--- Begin Data provided ---

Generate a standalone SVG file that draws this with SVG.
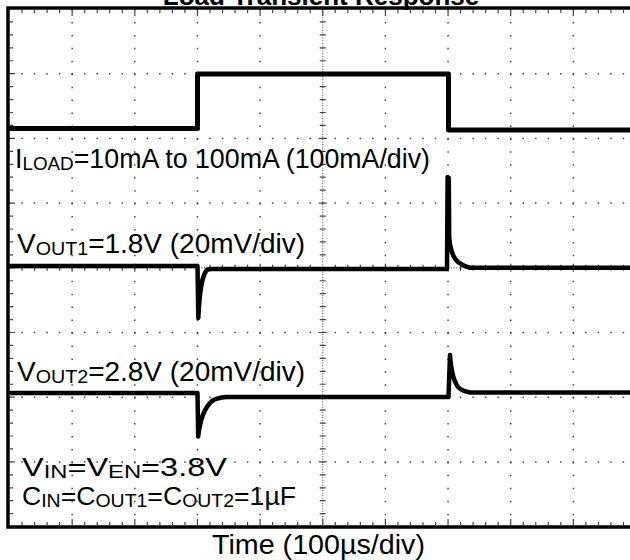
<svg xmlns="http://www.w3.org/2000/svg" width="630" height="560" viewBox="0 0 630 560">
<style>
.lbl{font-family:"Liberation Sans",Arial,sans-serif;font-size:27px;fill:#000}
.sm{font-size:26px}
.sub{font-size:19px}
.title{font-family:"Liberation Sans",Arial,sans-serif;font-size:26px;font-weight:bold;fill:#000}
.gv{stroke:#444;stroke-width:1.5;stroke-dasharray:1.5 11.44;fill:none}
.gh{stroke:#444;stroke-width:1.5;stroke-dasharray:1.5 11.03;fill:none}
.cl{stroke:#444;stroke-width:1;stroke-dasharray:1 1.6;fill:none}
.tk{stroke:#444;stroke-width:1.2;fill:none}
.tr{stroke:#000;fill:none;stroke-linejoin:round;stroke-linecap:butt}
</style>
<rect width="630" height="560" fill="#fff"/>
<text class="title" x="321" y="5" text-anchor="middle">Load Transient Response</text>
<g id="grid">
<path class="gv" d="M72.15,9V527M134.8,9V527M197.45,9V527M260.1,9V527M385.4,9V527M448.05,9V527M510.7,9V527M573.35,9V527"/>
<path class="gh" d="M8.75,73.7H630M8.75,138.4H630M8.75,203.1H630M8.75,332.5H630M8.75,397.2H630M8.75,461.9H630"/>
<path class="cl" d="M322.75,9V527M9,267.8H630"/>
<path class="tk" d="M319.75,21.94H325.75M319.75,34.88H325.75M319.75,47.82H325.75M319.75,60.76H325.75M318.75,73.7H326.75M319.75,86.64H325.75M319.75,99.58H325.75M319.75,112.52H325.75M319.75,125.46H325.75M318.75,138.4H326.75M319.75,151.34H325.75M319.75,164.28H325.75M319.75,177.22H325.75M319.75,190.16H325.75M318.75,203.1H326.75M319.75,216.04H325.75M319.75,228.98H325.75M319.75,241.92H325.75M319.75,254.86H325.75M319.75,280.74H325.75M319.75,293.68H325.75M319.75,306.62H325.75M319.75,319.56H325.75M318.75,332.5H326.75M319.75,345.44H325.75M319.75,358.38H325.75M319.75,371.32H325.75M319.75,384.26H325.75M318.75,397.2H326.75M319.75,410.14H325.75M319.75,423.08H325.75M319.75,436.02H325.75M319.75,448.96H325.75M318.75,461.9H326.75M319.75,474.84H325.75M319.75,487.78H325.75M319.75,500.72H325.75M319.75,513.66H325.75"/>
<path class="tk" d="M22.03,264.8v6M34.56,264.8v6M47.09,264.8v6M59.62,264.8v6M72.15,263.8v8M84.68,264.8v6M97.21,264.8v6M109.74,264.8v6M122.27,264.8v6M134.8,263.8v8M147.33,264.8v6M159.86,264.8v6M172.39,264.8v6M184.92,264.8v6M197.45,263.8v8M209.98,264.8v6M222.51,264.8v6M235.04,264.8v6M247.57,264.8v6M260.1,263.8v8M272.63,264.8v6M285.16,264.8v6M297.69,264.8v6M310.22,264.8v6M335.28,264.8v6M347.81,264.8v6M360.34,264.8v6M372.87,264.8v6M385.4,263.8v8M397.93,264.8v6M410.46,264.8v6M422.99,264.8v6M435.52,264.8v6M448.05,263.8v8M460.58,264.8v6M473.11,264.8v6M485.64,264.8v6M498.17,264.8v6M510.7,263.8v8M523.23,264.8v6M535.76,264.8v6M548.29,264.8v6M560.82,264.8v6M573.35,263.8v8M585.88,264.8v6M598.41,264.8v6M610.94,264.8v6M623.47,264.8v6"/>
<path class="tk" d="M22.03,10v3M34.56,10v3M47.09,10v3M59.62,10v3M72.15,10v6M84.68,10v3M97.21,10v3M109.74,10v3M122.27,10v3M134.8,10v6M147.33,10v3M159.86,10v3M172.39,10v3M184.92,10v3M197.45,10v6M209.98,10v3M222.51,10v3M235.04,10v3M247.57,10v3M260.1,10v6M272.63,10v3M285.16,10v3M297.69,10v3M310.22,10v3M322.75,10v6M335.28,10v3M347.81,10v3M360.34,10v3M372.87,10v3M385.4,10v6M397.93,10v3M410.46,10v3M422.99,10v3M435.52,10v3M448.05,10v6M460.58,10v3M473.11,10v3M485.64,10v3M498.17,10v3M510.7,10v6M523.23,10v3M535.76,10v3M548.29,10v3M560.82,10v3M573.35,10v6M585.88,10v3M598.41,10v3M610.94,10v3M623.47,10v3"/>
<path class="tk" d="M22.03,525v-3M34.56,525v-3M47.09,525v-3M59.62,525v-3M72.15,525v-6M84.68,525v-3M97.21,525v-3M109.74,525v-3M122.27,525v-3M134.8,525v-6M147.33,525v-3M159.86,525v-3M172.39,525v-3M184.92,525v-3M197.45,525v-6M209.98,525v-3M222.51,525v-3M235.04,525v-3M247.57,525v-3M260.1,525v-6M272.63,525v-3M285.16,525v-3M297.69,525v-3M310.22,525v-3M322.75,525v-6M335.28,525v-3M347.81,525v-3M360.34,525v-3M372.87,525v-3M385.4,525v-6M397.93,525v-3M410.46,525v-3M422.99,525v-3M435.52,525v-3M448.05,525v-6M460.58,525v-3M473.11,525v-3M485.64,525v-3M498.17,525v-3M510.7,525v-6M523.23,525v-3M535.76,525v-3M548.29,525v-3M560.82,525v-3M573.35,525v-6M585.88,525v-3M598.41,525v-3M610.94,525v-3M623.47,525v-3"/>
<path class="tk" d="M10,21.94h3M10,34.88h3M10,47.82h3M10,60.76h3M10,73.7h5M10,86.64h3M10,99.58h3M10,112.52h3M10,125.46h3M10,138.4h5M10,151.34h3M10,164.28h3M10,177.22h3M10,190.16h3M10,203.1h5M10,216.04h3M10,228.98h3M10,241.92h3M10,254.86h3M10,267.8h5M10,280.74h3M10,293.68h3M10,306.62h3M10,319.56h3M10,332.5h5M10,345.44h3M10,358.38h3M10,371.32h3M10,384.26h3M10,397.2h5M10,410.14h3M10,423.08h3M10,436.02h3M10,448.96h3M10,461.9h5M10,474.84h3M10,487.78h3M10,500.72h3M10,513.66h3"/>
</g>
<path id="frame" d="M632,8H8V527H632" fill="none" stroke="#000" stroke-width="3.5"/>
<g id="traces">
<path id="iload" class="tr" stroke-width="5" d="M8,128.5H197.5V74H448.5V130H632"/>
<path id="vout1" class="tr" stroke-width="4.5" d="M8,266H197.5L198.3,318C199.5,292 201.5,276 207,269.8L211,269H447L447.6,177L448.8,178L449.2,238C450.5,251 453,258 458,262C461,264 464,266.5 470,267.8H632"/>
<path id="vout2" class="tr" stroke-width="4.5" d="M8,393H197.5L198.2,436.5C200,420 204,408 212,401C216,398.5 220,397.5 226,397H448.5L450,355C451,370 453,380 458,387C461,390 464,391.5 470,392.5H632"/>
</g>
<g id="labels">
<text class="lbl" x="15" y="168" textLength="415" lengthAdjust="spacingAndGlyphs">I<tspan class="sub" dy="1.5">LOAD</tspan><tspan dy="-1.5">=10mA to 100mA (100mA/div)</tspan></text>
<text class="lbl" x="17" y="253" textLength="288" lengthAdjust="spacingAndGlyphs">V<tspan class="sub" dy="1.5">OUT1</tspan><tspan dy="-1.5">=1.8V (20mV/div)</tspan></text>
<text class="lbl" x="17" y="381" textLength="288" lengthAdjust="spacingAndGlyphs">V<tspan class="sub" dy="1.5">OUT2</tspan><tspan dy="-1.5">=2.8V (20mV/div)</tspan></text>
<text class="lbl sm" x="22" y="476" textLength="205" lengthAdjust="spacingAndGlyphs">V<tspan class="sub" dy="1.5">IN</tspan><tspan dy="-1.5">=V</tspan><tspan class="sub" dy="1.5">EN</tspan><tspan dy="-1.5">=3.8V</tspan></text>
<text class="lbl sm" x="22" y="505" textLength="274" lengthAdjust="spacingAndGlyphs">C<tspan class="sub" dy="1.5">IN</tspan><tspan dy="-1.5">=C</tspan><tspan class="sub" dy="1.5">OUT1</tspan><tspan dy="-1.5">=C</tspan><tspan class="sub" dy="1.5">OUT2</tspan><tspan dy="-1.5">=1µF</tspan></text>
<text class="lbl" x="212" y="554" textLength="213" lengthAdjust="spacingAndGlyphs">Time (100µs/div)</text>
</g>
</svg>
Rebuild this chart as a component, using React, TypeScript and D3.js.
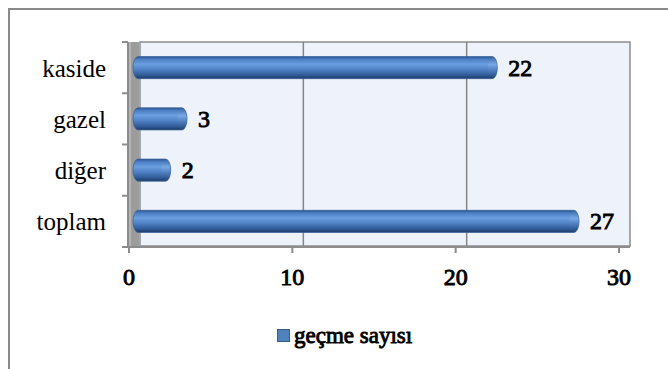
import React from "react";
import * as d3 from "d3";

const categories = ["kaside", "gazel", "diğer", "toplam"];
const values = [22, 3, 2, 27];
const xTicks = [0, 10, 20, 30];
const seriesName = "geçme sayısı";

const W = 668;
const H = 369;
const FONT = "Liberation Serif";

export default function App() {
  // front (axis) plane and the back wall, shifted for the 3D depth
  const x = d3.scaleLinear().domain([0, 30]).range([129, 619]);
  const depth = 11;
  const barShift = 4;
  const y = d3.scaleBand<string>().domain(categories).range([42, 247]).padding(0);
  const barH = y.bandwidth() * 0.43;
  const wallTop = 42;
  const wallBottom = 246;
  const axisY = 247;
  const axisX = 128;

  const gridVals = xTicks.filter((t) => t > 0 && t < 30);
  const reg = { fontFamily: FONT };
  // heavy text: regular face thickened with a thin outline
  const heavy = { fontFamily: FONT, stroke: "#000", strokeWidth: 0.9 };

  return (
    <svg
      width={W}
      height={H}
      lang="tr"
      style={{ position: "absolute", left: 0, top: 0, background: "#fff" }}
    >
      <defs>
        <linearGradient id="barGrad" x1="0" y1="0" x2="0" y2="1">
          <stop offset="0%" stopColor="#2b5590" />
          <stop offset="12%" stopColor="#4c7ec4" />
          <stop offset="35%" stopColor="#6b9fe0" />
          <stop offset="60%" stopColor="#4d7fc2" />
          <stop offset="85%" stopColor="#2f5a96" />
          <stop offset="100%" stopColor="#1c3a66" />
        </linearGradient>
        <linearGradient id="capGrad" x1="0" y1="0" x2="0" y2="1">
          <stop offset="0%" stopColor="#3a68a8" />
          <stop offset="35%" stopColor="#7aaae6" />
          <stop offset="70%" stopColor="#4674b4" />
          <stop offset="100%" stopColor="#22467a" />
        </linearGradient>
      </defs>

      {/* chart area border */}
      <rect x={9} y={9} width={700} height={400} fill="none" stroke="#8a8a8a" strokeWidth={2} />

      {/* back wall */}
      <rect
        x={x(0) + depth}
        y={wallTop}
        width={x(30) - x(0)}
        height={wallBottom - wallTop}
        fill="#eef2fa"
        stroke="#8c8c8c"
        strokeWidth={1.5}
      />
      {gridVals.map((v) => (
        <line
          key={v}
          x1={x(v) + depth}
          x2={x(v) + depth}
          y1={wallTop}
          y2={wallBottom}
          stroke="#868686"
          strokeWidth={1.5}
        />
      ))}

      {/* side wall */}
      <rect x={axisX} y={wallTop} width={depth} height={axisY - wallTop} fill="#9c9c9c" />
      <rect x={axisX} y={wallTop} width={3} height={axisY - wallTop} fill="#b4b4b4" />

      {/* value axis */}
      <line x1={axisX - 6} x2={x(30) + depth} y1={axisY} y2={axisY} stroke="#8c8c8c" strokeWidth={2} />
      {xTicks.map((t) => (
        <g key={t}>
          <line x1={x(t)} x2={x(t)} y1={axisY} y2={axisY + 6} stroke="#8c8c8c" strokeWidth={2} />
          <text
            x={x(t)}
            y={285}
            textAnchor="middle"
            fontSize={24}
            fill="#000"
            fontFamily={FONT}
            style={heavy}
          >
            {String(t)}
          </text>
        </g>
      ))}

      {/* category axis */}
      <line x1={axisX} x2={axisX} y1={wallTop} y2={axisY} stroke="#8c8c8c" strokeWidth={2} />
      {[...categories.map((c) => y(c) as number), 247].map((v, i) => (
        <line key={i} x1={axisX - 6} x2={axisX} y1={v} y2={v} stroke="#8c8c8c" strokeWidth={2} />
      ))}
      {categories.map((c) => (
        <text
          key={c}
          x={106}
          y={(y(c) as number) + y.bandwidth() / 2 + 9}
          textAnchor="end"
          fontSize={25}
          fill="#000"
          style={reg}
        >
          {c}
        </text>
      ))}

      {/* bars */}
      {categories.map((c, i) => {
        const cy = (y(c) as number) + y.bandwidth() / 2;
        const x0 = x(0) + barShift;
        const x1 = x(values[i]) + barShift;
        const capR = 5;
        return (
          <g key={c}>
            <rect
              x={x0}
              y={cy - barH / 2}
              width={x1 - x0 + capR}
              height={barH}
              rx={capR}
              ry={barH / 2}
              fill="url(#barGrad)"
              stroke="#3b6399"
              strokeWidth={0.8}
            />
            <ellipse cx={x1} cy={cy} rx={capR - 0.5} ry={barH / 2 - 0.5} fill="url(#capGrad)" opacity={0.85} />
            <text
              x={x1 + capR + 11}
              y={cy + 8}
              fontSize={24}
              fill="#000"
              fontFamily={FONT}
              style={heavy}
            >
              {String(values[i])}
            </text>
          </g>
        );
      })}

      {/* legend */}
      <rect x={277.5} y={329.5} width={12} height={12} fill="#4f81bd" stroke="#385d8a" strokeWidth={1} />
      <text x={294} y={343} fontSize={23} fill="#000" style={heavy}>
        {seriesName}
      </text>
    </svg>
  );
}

--- End Data provided ---

> Stated task
From the entries above, collect every line with the string "this" in it.

> Task answer
Generate a standalone SVG file that draws this with SVG.
Rebuild this chart as a component, using React, TypeScript and D3.js.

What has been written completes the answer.